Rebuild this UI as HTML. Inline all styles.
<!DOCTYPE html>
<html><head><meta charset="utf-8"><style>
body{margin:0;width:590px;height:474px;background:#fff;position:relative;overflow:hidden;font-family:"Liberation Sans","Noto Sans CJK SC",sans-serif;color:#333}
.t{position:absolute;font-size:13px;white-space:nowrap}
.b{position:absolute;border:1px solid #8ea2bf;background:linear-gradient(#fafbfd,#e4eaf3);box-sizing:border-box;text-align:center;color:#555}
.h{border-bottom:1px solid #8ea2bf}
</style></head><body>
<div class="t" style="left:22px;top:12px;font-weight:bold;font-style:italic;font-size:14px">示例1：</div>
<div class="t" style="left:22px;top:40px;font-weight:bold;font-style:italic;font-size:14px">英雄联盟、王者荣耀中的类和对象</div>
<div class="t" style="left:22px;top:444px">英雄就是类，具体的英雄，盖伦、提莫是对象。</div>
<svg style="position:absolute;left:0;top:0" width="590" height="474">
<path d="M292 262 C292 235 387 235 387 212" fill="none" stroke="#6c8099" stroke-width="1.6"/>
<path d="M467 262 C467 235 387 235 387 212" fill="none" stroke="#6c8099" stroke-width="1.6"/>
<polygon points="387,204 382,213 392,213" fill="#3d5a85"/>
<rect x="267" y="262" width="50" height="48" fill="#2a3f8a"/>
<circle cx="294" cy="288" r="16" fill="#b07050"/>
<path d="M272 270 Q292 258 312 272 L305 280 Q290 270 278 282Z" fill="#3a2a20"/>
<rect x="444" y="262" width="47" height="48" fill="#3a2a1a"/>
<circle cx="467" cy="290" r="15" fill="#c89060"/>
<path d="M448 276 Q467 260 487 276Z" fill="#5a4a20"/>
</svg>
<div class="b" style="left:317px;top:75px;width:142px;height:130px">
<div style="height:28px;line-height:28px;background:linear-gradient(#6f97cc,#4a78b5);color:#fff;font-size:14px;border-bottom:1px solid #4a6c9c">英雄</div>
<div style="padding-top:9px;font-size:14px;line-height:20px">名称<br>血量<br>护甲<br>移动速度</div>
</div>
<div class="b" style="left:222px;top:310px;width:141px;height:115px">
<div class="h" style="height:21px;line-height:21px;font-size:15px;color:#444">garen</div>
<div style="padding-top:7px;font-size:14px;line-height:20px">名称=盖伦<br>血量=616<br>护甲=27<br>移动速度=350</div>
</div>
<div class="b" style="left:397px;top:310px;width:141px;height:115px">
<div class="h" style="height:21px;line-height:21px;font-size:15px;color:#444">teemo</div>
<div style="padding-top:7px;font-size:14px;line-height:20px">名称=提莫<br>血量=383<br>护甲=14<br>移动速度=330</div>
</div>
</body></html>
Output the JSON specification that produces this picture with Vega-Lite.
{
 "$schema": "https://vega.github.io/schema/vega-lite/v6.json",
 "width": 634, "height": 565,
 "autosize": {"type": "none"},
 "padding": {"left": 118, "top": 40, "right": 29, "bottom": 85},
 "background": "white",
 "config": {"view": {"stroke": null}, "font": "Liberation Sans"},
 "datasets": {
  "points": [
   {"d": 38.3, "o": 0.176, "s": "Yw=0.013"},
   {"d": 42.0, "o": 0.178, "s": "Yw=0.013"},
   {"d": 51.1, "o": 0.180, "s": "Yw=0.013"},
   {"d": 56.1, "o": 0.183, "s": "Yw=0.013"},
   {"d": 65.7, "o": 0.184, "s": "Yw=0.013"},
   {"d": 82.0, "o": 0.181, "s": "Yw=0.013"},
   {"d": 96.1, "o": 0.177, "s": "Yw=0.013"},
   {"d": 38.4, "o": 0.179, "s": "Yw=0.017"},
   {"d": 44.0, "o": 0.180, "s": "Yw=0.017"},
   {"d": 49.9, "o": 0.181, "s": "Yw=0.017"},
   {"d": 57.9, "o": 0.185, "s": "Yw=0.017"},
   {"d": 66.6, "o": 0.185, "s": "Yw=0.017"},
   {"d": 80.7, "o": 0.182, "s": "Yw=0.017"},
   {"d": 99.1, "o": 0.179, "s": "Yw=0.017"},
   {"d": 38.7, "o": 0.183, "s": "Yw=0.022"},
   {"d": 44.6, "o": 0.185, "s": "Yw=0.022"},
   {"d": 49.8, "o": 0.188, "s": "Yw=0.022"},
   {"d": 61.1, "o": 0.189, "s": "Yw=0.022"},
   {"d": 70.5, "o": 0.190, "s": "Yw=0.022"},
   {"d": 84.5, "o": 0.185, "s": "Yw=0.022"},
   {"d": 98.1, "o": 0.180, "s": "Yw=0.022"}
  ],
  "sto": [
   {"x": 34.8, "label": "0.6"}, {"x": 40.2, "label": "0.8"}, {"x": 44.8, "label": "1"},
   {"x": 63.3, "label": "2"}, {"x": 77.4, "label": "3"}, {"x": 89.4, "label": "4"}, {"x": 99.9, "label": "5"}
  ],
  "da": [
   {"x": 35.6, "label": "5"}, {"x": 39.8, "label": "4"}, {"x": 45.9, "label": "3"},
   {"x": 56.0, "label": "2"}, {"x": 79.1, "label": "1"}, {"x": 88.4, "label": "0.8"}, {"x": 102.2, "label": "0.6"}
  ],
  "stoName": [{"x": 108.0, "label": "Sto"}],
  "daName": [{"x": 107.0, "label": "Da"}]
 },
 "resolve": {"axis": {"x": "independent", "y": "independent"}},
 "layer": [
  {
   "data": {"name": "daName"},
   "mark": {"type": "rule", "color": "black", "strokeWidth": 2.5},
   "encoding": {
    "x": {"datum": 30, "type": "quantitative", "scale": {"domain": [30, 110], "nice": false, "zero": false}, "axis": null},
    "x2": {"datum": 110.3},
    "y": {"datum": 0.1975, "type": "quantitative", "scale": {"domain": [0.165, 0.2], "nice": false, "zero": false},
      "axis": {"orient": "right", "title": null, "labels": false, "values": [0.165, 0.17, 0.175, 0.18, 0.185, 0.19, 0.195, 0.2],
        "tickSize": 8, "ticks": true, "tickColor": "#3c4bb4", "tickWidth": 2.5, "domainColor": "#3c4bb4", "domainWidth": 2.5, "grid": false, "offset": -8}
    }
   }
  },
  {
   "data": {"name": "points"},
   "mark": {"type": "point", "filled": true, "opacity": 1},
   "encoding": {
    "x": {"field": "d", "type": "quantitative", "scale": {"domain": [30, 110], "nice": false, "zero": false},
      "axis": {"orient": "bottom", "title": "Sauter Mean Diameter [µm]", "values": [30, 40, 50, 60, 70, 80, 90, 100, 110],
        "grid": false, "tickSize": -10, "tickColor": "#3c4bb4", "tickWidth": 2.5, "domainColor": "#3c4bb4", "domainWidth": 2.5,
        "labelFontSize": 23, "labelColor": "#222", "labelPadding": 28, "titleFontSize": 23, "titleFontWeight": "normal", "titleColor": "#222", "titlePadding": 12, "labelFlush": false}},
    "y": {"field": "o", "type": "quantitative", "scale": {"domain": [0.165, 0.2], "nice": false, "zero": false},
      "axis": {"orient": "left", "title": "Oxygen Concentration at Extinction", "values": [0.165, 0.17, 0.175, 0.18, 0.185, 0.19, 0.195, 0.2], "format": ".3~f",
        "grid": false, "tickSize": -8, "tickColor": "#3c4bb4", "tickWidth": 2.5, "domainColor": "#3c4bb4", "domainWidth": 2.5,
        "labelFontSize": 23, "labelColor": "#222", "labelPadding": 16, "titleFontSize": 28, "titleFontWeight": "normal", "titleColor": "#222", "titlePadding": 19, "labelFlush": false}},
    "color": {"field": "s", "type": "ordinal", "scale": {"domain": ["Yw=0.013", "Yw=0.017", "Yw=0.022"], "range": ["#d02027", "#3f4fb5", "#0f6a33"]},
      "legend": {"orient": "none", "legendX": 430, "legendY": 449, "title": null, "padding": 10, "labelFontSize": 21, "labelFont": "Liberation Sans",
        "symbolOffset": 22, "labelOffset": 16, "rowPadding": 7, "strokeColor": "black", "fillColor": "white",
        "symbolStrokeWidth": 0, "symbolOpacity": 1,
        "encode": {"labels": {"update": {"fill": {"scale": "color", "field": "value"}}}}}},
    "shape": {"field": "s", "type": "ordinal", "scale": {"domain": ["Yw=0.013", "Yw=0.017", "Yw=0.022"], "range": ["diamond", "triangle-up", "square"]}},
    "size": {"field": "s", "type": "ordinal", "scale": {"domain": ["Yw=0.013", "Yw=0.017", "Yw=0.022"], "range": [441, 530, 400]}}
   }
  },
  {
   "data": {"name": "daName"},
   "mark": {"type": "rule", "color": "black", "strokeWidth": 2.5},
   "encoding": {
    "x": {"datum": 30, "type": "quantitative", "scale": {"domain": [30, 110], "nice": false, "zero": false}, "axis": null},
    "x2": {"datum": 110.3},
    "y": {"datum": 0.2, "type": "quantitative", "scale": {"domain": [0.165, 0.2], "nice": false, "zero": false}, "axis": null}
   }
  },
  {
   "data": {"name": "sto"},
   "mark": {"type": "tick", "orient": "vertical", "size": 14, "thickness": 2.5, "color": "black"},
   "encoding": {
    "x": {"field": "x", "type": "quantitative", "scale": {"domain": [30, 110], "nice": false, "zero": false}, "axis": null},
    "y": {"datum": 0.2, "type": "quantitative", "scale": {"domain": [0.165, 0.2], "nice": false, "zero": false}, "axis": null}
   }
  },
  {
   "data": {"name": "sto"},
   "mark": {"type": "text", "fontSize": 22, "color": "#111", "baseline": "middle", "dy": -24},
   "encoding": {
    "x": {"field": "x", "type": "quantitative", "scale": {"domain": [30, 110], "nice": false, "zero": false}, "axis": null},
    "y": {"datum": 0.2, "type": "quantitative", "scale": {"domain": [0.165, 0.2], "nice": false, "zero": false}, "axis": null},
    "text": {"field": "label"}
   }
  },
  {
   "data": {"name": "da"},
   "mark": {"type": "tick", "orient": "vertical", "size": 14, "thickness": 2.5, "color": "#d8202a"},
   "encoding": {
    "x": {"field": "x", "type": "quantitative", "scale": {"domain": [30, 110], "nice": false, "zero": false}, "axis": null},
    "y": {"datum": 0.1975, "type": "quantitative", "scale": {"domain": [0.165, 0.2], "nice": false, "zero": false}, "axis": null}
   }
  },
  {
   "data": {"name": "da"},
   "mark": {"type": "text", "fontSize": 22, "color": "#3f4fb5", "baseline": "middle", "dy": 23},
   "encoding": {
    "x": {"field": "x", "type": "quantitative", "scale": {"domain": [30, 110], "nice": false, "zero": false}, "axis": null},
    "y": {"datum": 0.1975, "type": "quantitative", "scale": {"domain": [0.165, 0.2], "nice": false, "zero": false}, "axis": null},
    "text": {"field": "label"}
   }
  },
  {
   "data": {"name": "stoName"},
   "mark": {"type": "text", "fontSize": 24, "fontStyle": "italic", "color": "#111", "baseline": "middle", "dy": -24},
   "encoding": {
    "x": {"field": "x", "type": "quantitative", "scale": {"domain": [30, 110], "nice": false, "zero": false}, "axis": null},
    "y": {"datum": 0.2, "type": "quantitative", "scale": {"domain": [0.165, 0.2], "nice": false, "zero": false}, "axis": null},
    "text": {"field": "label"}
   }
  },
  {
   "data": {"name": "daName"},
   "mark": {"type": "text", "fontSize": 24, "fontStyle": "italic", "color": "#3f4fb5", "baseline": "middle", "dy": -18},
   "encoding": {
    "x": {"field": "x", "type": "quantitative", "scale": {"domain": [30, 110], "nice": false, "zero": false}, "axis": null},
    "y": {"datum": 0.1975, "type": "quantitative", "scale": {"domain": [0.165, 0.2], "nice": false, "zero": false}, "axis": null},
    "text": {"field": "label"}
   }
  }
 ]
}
--
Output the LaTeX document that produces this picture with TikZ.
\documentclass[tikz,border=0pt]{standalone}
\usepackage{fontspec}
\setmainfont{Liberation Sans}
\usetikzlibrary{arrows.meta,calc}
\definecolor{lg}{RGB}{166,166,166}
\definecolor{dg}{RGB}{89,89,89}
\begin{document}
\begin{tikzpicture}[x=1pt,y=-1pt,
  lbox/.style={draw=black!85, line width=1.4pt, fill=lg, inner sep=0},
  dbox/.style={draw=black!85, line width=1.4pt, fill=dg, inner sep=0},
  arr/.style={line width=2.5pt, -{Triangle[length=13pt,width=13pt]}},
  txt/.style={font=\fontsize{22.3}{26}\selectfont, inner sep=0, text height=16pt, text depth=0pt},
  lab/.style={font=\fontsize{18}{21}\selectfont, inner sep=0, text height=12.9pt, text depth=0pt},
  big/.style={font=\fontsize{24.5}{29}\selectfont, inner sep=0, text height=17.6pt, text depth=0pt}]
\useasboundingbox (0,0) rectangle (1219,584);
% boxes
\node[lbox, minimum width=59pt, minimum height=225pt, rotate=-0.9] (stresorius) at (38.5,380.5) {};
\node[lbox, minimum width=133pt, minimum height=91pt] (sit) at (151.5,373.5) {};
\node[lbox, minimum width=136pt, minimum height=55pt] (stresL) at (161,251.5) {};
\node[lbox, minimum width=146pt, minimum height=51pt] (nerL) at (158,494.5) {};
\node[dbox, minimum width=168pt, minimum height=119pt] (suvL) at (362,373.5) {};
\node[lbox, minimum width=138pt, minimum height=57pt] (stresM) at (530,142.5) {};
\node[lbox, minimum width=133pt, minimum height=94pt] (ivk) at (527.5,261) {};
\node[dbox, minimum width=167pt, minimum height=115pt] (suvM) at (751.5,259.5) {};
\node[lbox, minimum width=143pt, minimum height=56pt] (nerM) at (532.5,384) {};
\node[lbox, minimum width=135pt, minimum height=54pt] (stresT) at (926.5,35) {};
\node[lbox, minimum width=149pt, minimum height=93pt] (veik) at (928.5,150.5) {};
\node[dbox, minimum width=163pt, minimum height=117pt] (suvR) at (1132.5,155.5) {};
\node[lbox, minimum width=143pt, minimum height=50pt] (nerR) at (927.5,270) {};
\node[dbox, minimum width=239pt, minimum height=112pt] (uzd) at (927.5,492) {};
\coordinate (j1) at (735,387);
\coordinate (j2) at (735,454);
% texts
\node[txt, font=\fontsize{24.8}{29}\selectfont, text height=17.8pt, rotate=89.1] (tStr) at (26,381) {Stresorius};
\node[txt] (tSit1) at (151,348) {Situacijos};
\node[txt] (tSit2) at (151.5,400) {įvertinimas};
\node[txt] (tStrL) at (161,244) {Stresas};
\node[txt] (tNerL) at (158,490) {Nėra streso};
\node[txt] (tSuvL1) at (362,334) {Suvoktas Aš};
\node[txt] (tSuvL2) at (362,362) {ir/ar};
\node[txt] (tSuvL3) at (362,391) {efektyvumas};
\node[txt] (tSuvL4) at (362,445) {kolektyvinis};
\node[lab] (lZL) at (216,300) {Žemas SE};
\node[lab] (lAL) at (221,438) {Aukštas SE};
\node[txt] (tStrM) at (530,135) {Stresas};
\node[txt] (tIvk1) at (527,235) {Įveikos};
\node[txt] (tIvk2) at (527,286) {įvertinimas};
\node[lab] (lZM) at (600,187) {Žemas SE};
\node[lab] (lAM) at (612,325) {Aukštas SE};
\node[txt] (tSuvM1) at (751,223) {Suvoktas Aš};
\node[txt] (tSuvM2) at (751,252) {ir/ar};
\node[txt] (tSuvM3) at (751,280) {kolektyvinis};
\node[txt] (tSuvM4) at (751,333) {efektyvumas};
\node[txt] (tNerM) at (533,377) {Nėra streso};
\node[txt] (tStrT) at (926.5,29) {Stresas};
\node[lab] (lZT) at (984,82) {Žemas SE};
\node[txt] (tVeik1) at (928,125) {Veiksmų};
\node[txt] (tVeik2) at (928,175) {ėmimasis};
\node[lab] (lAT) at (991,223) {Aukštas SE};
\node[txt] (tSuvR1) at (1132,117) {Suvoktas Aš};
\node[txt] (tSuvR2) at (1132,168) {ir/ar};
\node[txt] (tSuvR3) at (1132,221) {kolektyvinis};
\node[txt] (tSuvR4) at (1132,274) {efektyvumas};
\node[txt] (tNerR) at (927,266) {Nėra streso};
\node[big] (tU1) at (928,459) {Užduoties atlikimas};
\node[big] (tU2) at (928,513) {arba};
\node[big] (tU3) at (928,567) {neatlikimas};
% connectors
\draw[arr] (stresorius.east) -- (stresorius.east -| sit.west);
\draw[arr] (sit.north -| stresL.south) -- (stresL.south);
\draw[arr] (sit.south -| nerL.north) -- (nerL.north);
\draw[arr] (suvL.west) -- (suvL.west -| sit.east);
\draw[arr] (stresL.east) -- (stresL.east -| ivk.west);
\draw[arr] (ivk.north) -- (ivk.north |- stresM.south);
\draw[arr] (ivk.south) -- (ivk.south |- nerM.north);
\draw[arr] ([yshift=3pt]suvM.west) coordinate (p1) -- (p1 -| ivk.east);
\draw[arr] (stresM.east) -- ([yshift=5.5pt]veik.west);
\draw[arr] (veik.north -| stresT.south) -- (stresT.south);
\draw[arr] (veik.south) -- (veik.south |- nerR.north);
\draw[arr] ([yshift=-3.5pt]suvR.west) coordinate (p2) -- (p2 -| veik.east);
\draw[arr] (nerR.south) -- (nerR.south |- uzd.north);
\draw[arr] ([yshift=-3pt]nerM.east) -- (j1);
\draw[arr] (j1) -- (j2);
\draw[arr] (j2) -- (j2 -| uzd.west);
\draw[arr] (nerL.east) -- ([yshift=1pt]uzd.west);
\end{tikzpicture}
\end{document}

== Problem details ==
Extract every line above that contains the word "produces".

== Task solution ==
Output the JSON specification that produces this picture with Vega-Lite.
Output the LaTeX document that produces this picture with TikZ.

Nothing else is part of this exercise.